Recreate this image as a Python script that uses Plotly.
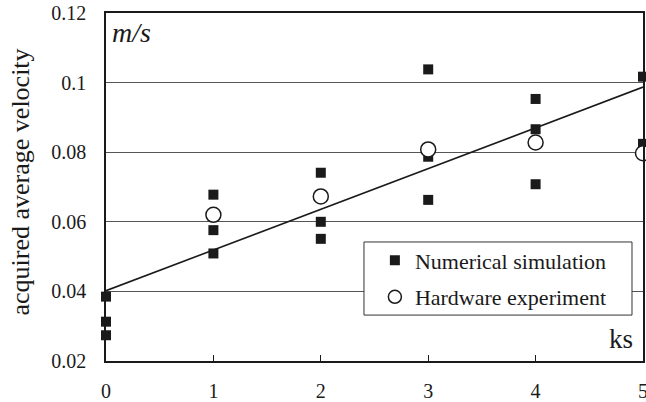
import plotly.graph_objects as go

# Data
sim_x = [0, 0, 0, 1, 1, 1, 2, 2, 2, 3, 3, 3, 4, 4, 4, 5, 5]
sim_y = [0.0385, 0.0313, 0.0274, 0.0678, 0.0576, 0.0509, 0.0741, 0.0600, 0.0551,
         0.1038, 0.0787, 0.0663, 0.0953, 0.0866, 0.0708, 0.1017, 0.0824]
hw_x = [1, 2, 3, 4, 5]
hw_y = [0.0620, 0.0673, 0.0808, 0.0828, 0.0797]
fit_x = [0, 5]
fit_y = [0.0402, 0.0987]
x_ticks = [0, 1, 2, 3, 4, 5]
y_ticks = [0.02, 0.04, 0.06, 0.08, 0.10, 0.12]
y_tick_labels = ["0.02", "0.04", "0.06", "0.08", "0.1", "0.12"]

FONT = "Liberation Serif"
INK = "#1a1a1a"

fig = go.Figure()
fig.add_trace(go.Scatter(x=fit_x, y=fit_y, mode="lines", line=dict(color=INK, width=1.6),
                         showlegend=False, hoverinfo="skip"))
fig.add_trace(go.Scatter(x=sim_x, y=sim_y, mode="markers", name="Numerical simulation",
                         marker=dict(symbol="square", size=10, color=INK), cliponaxis=False,
                         showlegend=False))
fig.add_trace(go.Scatter(x=hw_x, y=hw_y, mode="markers", name="Hardware experiment",
                         marker=dict(symbol="circle", size=15, color="white",
                                     line=dict(color=INK, width=1.5)), cliponaxis=False,
                         showlegend=False))
# legend entries
fig.add_trace(go.Scatter(x=[None], y=[None], mode="markers", name="Numerical simulation",
                         marker=dict(symbol="square", size=10, color=INK), legendgroup="a"))
fig.add_trace(go.Scatter(x=[None], y=[None], mode="markers", name="Hardware experiment",
                         marker=dict(symbol="circle", size=13, color="white",
                                     line=dict(color=INK, width=1.5)), legendgroup="b"))

fig.update_layout(
    width=646, height=402,
    margin=dict(l=106, r=3, t=13, b=41),
    paper_bgcolor="white", plot_bgcolor="white",
    font=dict(family=FONT, size=20, color=INK),
    legend=dict(x=0.5007, y=0.3494, xanchor="left", yanchor="top",
                bgcolor="rgba(0,0,0,0)", borderwidth=0,
                font=dict(family=FONT, size=22, color=INK), itemsizing="trace",
                traceorder="grouped", tracegroupgap=5),
    xaxis=dict(range=[0, 5], tickvals=x_ticks, ticks="inside", ticklen=6, tickcolor=INK,
               showgrid=False, zeroline=False, showline=True, linecolor=INK, linewidth=1.5,
               mirror=True, automargin=False, ticklabelstandoff=11, ticklabeloverflow="allow",
               tickfont=dict(family=FONT, size=20, color=INK)),
    yaxis=dict(range=[0.02, 0.12], tickvals=y_ticks, ticktext=y_tick_labels, ticks="",
               showgrid=True, gridcolor="#555", gridwidth=1, zeroline=False,
               showline=True, linecolor=INK, linewidth=1.5, mirror=True, automargin=False,
               ticklabelstandoff=14, ticklabeloverflow="allow",
               tickfont=dict(family=FONT, size=20, color=INK)),
    shapes=[dict(type="rect", xref="paper", yref="paper", x0=0.4804, x1=0.9795, y0=0.132, y1=0.342,
                 fillcolor="white", line=dict(color="#333", width=1), layer="above")],
)

fig.add_annotation(x=0, y=0.513, xref="paper", yref="paper", xanchor="center", yanchor="middle",
                   xshift=-86, text="acquired average velocity", textangle=-90, showarrow=False,
                   font=dict(family=FONT, size=26, color=INK))
fig.add_annotation(x=0, y=1, xref="paper", yref="paper", xanchor="left", yanchor="top",
                   xshift=4, yshift=-2, text="<i>m/s</i>", showarrow=False,
                   font=dict(family=FONT, size=28, color=INK))
fig.add_annotation(x=1, y=0, xref="paper", yref="paper", xanchor="right", yanchor="bottom",
                   xshift=-8, yshift=5, text="ks", showarrow=False,
                   font=dict(family=FONT, size=27, color=INK))

fig.write_html("out.html", config={"displayModeBar": False},
               post_script="document.body.style.margin='0';document.body.style.overflow='hidden';")
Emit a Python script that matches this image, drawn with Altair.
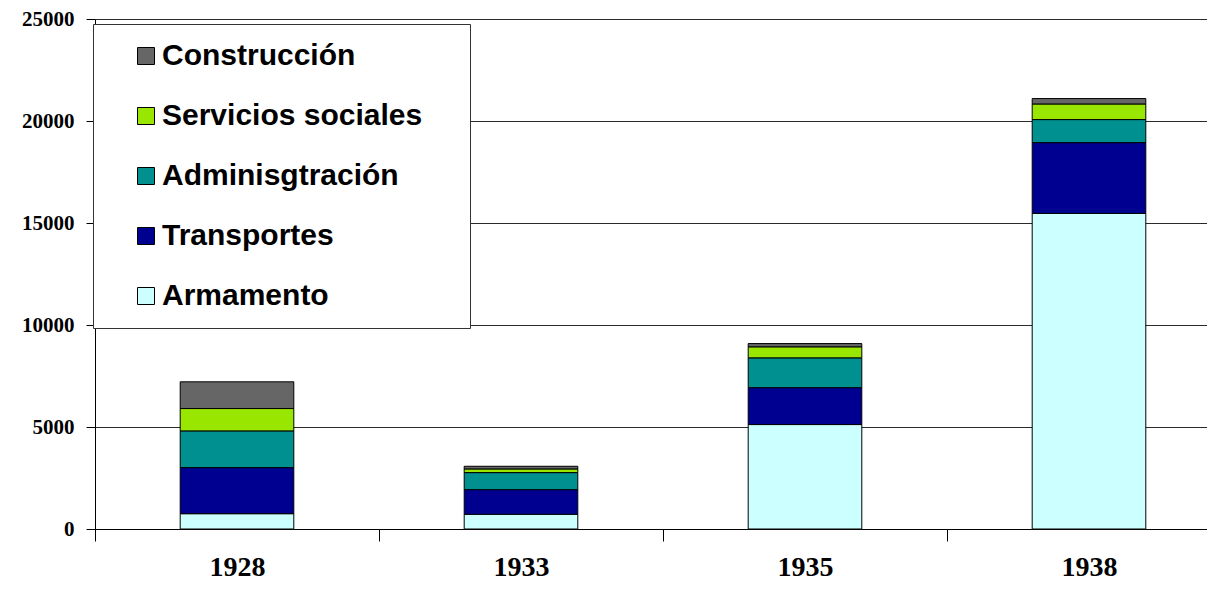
import altair as alt
import pandas as pd

years = ["1928", "1933", "1935", "1938"]
categories = ["Construcción", "Servicios sociales", "Adminisgtración", "Transportes", "Armamento"]
colors = ["#666666", "#99E600", "#009090", "#000090", "#CCFFFF"]

armamento = [750, 720, 5120, 15470]
transportes = [2260, 1210, 1810, 3470]
administracion = [1800, 835, 1460, 1130]
servicios = [1095, 180, 540, 765]
construccion = [1310, 130, 160, 265]

y_ticks = [0, 5000, 10000, 15000, 20000, 25000]

series = {
    "Armamento": armamento,
    "Transportes": transportes,
    "Adminisgtración": administracion,
    "Servicios sociales": servicios,
    "Construcción": construccion,
}
stack_order = ["Armamento", "Transportes", "Adminisgtración", "Servicios sociales", "Construcción"]

rows = []
for name, vals in series.items():
    for yr, v in zip(years, vals):
        rows.append({"year": yr, "cat": name, "value": v, "ord": stack_order.index(name)})
df = pd.DataFrame(rows)

chart = alt.Chart(df).mark_bar(
    stroke="black", strokeWidth=1, width=alt.RelativeBandSize(0.4)
).encode(
    x=alt.X(
        "year:N",
        sort=years,
        scale=alt.Scale(range=[0, 1136], paddingInner=0, paddingOuter=0),
        axis=alt.Axis(
            title=None,
            labelAngle=0,
            tickBand="extent",
            tickSize=12,
            tickColor="black",
            domainColor="black",
            labelFont="Liberation Serif",
            labelFontWeight="bold",
            labelFontSize=28,
            labelColor="black",
            labelBaseline="alphabetic",
            labelPadding=34,
            grid=False,
        ),
    ),
    y=alt.Y(
        "value:Q",
        stack="zero",
        scale=alt.Scale(domain=[0, 25000], nice=False),
        axis=alt.Axis(
            title=None,
            values=y_ticks,
            format="d",
            tickSize=9,
            tickColor="black",
            domainColor="black",
            labelFont="Liberation Serif",
            labelFontWeight="bold",
            labelFontSize=21,
            labelColor="black",
            labelPadding=12,
            grid=True,
            gridColor="#2a2a2a",
            gridWidth=1,
        ),
    ),
    color=alt.Color(
        "cat:N",
        scale=alt.Scale(domain=categories, range=colors),
        legend=alt.Legend(
            title=" ",
            titleOrient="right",
            titleFontSize=30,
            titlePadding=31,
            orient="none",
            legendX=-2,
            legendY=5,
            fillColor="white",
            strokeColor="#333333",
            padding=17,
            symbolType="square",
            symbolSize=289,
            symbolStrokeColor="black",
            symbolStrokeWidth=1,
            symbolOpacity=1,
            symbolOffset=21,
            labelOffset=1,
            labelFont="Liberation Sans",
            labelFontWeight="bold",
            labelFontSize=30,
            labelColor="black",
            labelLimit=500,
            rowPadding=30,
        ),
    ),
    order=alt.Order("ord:Q", sort="ascending"),
).properties(
    width=1112,
    height=510,
    autosize=alt.AutoSizeParams(type="none"),
    padding={"left": 87, "top": 11, "right": 0, "bottom": 53},
).configure_view(stroke=None).configure(background="white")

chart.save("out.html", embed_options={"renderer": "svg", "actions": False})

EXERCISE REQUIREMENTS:
How many lines of the listing above include the word "that"? State the number and nothing else.

RESULT BELOW:
2